The late bloomers effectively amount to:

  • Two of the greatest fast bowlers of all time - Courtney Walsh and SIR Richard Hadlee;
  • Alan Donald who took 80 test wickets at age 32; and
  • A toiler who had the best season of his career at age 33 - go Merv!
There isn't a particularly good comparison for Mitch on this list. The first two guys on the list are two of the smartest bowlers that I have watched play the game. Bowlers who lost yards of pace and still found ways to get an ass-load of batsmen out. Alan Donald's body was spared the grind of test cricket until Apartheid was lifted in 1991 which may have helped delay his peak a bit. And Merv. I have no explanation for Merv.

The rapid decline 

This is the other category that Mitch can fit in to given his profile to date.
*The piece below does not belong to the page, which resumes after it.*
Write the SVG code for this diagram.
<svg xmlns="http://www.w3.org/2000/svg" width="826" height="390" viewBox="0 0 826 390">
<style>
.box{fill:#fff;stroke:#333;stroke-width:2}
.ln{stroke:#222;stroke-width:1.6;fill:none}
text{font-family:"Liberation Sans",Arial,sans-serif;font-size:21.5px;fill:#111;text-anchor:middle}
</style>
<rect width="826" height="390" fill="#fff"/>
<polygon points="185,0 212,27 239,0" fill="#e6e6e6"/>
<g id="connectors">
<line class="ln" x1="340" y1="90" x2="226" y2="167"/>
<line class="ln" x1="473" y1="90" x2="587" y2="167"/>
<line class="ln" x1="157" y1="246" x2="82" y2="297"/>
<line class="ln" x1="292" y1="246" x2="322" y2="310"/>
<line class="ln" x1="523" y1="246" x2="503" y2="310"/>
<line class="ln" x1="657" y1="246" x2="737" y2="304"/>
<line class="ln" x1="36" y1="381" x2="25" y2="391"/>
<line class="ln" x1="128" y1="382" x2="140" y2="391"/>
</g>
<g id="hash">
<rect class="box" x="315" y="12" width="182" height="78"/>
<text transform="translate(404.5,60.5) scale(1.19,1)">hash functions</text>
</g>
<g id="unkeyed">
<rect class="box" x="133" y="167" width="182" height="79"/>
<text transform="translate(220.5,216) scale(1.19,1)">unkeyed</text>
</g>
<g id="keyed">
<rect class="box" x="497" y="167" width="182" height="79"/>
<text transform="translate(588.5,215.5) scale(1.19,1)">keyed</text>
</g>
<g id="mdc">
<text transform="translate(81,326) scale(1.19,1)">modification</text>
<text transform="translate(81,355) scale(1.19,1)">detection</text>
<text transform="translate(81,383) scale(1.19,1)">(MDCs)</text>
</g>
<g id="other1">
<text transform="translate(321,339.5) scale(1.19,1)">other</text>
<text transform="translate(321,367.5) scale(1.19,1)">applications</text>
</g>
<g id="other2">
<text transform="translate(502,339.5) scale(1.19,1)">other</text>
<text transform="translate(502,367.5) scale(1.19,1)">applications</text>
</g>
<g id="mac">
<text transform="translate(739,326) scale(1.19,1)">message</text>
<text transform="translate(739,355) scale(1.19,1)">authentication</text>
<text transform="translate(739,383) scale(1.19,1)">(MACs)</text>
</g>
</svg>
Bowlers who fell off dramatically from 29 to 31 years of age. The sample is full of bowlers that fit this profile, but I've picked six for the chart below. These guys were good (Hoggard) to excellent for their peak years, but all of these guys were completely spent forces by 30 apart from Waqar who was gone by 31.



These careers look like good comparators for Johnson, in fact one bowler in particular has looked pretty similar.



Yep, Mitchell Johnson is a poor man's Steve Harmison. You would hope in a post-Argus world that CA would undertake this kind of analysis, but Johnson's continuing presence in the squad and my Ashes nightmares means that they probably haven't.

Ashes 2013. Get excited!

5 comments:

Professor Chaos said...

It's an essay. It took a while to get together. A much shorter post to follow!

SportingMind said...

This is the best thing I've ever seen. A credit to the WHAB team. It's the statistical proof we all needed to see.

Professor Chaos said...

Thanks Mind!
You'd be pretty crazy to back Johnson in the first place, but you know if CA wanted to spend half an hour on cricinfo they might come up with something like this...

Captain Carnage said...

I was going to put forth the same argument only with a lot less words, no charts/graphs, and loads more words of curse...

Your thesis was well worth the wait Professor...

Anonymous said...

Fans have been comparing him with Harmison for a couple of years now. Why is it so difficult for the powers that be to do this?

Please send this to thet selectors. Please.